When a wireless handset performs video operations according to the JPEG standard or streaming video according to the MPEG standard, the wireless terminal is often required to change the image to correspond to particular display sizes. Such changes may he expanding the size of the image or compressing the size of the image to fit a desired display size. These operations are typically performed poorly causing the image to lose quality or require significant processing resources that overload the system processor, DSP, or memory of the wireless terminal. Users want access to this audiovisual information in real time. This requires that the multimedia be of acceptable quality at low enough rates to be effectively communicated in the cellular wireless environment. The motion picture expert group (MPEG) standard addresses these emerging needs. These standards include standards such as MPEG 4 and MPEG 7 which specify a way of describing various types of multimedia information, including still pictures, video, speech, audio, graphics, 3D models, and synthetic audio and video.

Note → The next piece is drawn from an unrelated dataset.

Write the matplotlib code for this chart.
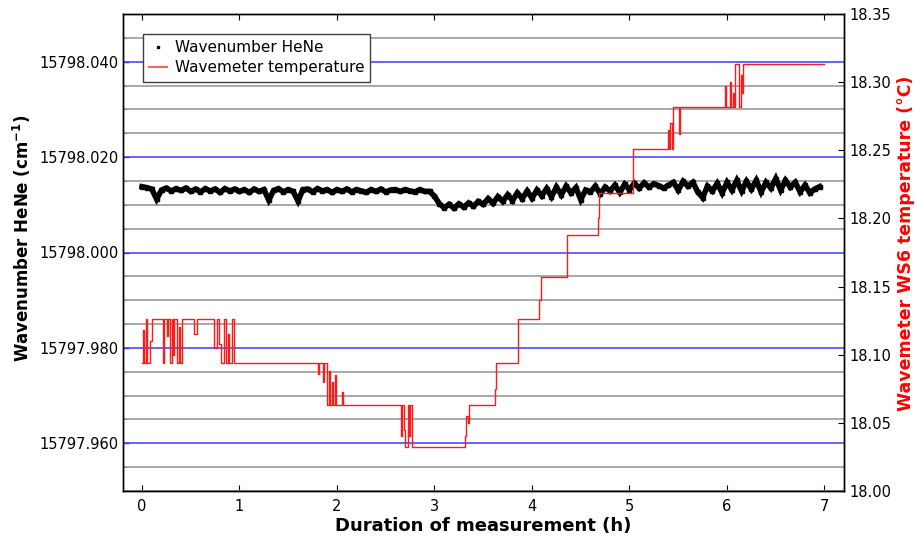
import matplotlib
matplotlib.use("Agg")
import matplotlib.pyplot as plt
from matplotlib.lines import Line2D
from matplotlib.ticker import MultipleLocator, FormatStrFormatter

# ---------------- data ----------------
wn_hours = [0.00, 0.05, 0.10, 0.15, 0.20, 0.25, 0.30, 0.35, 0.40, 0.45,
            0.50, 0.55, 0.60, 0.65, 0.70, 0.75, 0.80, 0.85, 0.90, 0.95,
            1.00, 1.05, 1.10, 1.15, 1.20, 1.25, 1.30, 1.35, 1.40, 1.45,
            1.50, 1.55, 1.60, 1.65, 1.70, 1.75, 1.80, 1.85, 1.90, 1.95,
            2.00, 2.05, 2.10, 2.15, 2.20, 2.25, 2.30, 2.35, 2.40, 2.45,
            2.50, 2.55, 2.60, 2.65, 2.70, 2.75, 2.80, 2.85, 2.90, 2.95,
            3.00, 3.05, 3.10, 3.15, 3.20, 3.25, 3.30, 3.35, 3.40, 3.45,
            3.50, 3.55, 3.60, 3.65, 3.70, 3.75, 3.80, 3.85, 3.90, 3.95,
            4.00, 4.05, 4.10, 4.15, 4.20, 4.25, 4.30, 4.35, 4.40, 4.45,
            4.50, 4.55, 4.60, 4.65, 4.70, 4.75, 4.80, 4.85, 4.90, 4.95,
            5.00, 5.05, 5.10, 5.15, 5.20, 5.25, 5.30, 5.35, 5.40, 5.45,
            5.50, 5.55, 5.60, 5.65, 5.70, 5.75, 5.80, 5.85, 5.90, 5.95,
            6.00, 6.05, 6.10, 6.15, 6.20, 6.25, 6.30, 6.35, 6.40, 6.45,
            6.50, 6.55, 6.60, 6.65, 6.70, 6.75, 6.80, 6.85, 6.90, 6.95]

wavenumber = [15798.0138, 15798.0136, 15798.0133, 15798.0112, 15798.0131, 15798.0135, 15798.0129, 15798.0134, 15798.0130, 15798.0135,
              15798.0128, 15798.0133, 15798.0127, 15798.0134, 15798.0129, 15798.0133, 15798.0126, 15798.0134, 15798.0129, 15798.0133,
              15798.0128, 15798.0132, 15798.0126, 15798.0133, 15798.0128, 15798.0132, 15798.0110, 15798.0130, 15798.0134, 15798.0127,
              15798.0132, 15798.0128, 15798.0108, 15798.0132, 15798.0133, 15798.0127, 15798.0134, 15798.0129, 15798.0132, 15798.0126,
              15798.0132, 15798.0128, 15798.0133, 15798.0127, 15798.0132, 15798.0129, 15798.0126, 15798.0132, 15798.0128, 15798.0133,
              15798.0127, 15798.0131, 15798.0132, 15798.0128, 15798.0132, 15798.0129, 15798.0127, 15798.0132, 15798.0128, 15798.0128,
              15798.0118, 15798.0102, 15798.0094, 15798.0101, 15798.0093, 15798.0102, 15798.0095, 15798.0104, 15798.0097, 15798.0107,
              15798.0101, 15798.0113, 15798.0103, 15798.0117, 15798.0107, 15798.0121, 15798.0109, 15798.0125, 15798.0113, 15798.0129,
              15798.0114, 15798.0131, 15798.0119, 15798.0134, 15798.0117, 15798.0137, 15798.0121, 15798.0139, 15798.0125, 15798.0136,
              15798.0111, 15798.0131, 15798.0127, 15798.0139, 15798.0123, 15798.0137, 15798.0129, 15798.0141, 15798.0126, 15798.0143,
              15798.0132, 15798.0145, 15798.0135, 15798.0146, 15798.0137, 15798.0144, 15798.0140, 15798.0135, 15798.0141, 15798.0147,
              15798.0131, 15798.0149, 15798.0139, 15798.0147, 15798.0127, 15798.0115, 15798.0139, 15798.0129, 15798.0145, 15798.0125,
              15798.0147, 15798.0131, 15798.0151, 15798.0129, 15798.0149, 15798.0133, 15798.0151, 15798.0127, 15798.0147, 15798.0135,
              15798.0155, 15798.0131, 15798.0151, 15798.0137, 15798.0147, 15798.0127, 15798.0141, 15798.0125, 15798.0133, 15798.0138]

temp_hours = [0.00, 0.01, 0.02, 0.04, 0.05, 0.08, 0.10, 0.22, 0.23, 0.26,
              0.27, 0.29, 0.31, 0.32, 0.33, 0.36, 0.38, 0.39, 0.41, 0.53,
              0.56, 0.74, 0.77, 0.79, 0.81, 0.84, 0.86, 0.88, 0.89, 0.92,
              0.94, 1.81, 1.82, 1.86, 1.87, 1.90, 1.92, 1.93, 1.95, 1.96,
              1.98, 1.99, 2.05, 2.06, 2.66, 2.67, 2.69, 2.70, 2.73, 2.74,
              2.75, 2.77, 3.31, 3.32, 3.34, 3.35, 3.62, 3.63, 3.86, 4.07,
              4.09, 4.36, 4.68, 4.69, 5.04, 5.40, 5.41, 5.42, 5.44, 5.45,
              5.51, 5.52, 5.98, 5.99, 6.03, 6.04, 6.06, 6.07, 6.08, 6.12,
              6.14, 6.15, 6.16, 6.99]

temp_celsius = [18.094, 18.118, 18.094, 18.126, 18.094, 18.110, 18.126, 18.094, 18.126, 18.114,
                18.126, 18.094, 18.126, 18.100, 18.126, 18.094, 18.120, 18.094, 18.126, 18.115,
                18.126, 18.105, 18.126, 18.108, 18.094, 18.126, 18.094, 18.115, 18.094, 18.126,
                18.094, 18.086, 18.094, 18.080, 18.094, 18.063, 18.088, 18.063, 18.080, 18.063,
                18.085, 18.063, 18.073, 18.063, 18.040, 18.063, 18.045, 18.032, 18.063, 18.040,
                18.063, 18.032, 18.040, 18.055, 18.050, 18.063, 18.075, 18.094, 18.126, 18.140,
                18.157, 18.188, 18.200, 18.219, 18.251, 18.265, 18.251, 18.270, 18.251, 18.282,
                18.262, 18.282, 18.297, 18.282, 18.300, 18.282, 18.292, 18.282, 18.313, 18.282,
                18.305, 18.292, 18.313, 18.313]

x_ticks = [0, 1, 2, 3, 4, 5, 6, 7]
left_ticks = [15797.96, 15797.98, 15798.00, 15798.02, 15798.04]
right_ticks = [18.00, 18.05, 18.10, 18.15, 18.20, 18.25, 18.30, 18.35]

# ---------------- figure ----------------
fig = plt.figure(figsize=(9.17, 5.38), dpi=100)
ax = fig.add_axes([122.5 / 917, 1 - 491 / 538, (844 - 122.5) / 917, (491 - 14) / 538])
ax2 = ax.twinx()

FS = 10.5
ax.set_xlim(-0.2, 7.2)
ax.set_ylim(15797.950, 15798.050)
ax2.set_ylim(18.00, 18.35)

ax.set_xticks(x_ticks)
ax.set_yticks(left_ticks)
ax.yaxis.set_major_formatter(FormatStrFormatter('%.3f'))
ax.yaxis.set_minor_locator(MultipleLocator(0.005))
ax2.set_yticks(right_ticks)
ax2.yaxis.set_major_formatter(FormatStrFormatter('%.2f'))

ax.grid(True, which='minor', axis='y', color='#a8a8a8', lw=1.4, zorder=0)
ax.grid(True, which='major', axis='y', color='#3a3aff', lw=1.1, zorder=0)
ax.set_axisbelow(True)

ax.tick_params(axis='x', which='both', direction='in', top=True, length=4, width=0.8,
               labelsize=FS, pad=6)
ax.tick_params(axis='y', which='major', direction='in', length=4, width=1, color='#3a3aff',
               labelsize=FS, pad=3)
ax.tick_params(axis='y', which='minor', direction='in', length=3, width=0.8, color='#909090')
ax2.tick_params(axis='y', which='major', direction='in', length=4, width=0.8,
                labelsize=FS, pad=4)

for a in (ax, ax2):
    for s in a.spines.values():
        s.set_linewidth(1.0)
        s.set_color('black')

# black wavenumber data
ax.plot(wn_hours, wavenumber, color='black', lw=4.0, solid_joinstyle='miter', zorder=3)
ax.plot(wn_hours, wavenumber, color='black', ls='none', marker='s', ms=3, zorder=3)

# red temperature data
ax2.plot(temp_hours, temp_celsius, color='#ff1a1a', lw=1.0, drawstyle='steps-post', zorder=4)

ax.set_xlabel('Duration of measurement (h)', fontsize=13, fontweight='bold', labelpad=2)
ax.set_ylabel('Wavenumber HeNe (cm$^{\\mathbf{-1}}$)', fontsize=12, fontweight='bold')
ax.yaxis.set_label_coords(-0.124, 0.53)
ax2.set_ylabel('Wavemeter WS6 temperature (°C)', fontsize=12.5, fontweight='bold',
               color='#ff0000')
ax2.yaxis.set_label_coords(1.074, 0.52)

handles = [Line2D([], [], color='black', ls='none', marker='s', ms=1.5),
           Line2D([], [], color='#ff6060', lw=1.5)]
leg = ax2.legend(handles, ['Wavenumber HeNe', 'Wavemeter temperature'],
                 loc='upper left', bbox_to_anchor=(20 / 721.5, 1 - 20 / 477),
                 fontsize=11, frameon=True, fancybox=False, framealpha=1,
                 edgecolor='#404040', borderpad=0.4, handlelength=1.2, handletextpad=0.5,
                 labelspacing=0.35, borderaxespad=0)
leg.get_frame().set_linewidth(1.0)
leg.set_zorder(10)

fig.savefig('out.png', dpi=100)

The MPEG 4 standard was conceived with the objective of obtaining significantly better compression ratios than could be achieved by conventional coding techniques. However, to achieve low data rates often requires compute intensive operations by the processors. Additionally, image decimation to resize an image in real time for display within the wireless terminal may be computationally demanding in the video processor.
Unlike a desktop computer coupled to a network via a landline connection a mobile wireless terminal will have a limited data rate between itself and the servicing base station. Additionally, the processors within the wireless terminal are assigned multiple processing duties. The increased processing associated with requires additional processing power in order to maintain real time or streaming audio/visual communications. The addition of these processing requirements within the wireless terminal requires new methods with which to balance the processing requirements of the system processor while maintaining these real time audio/visual communications.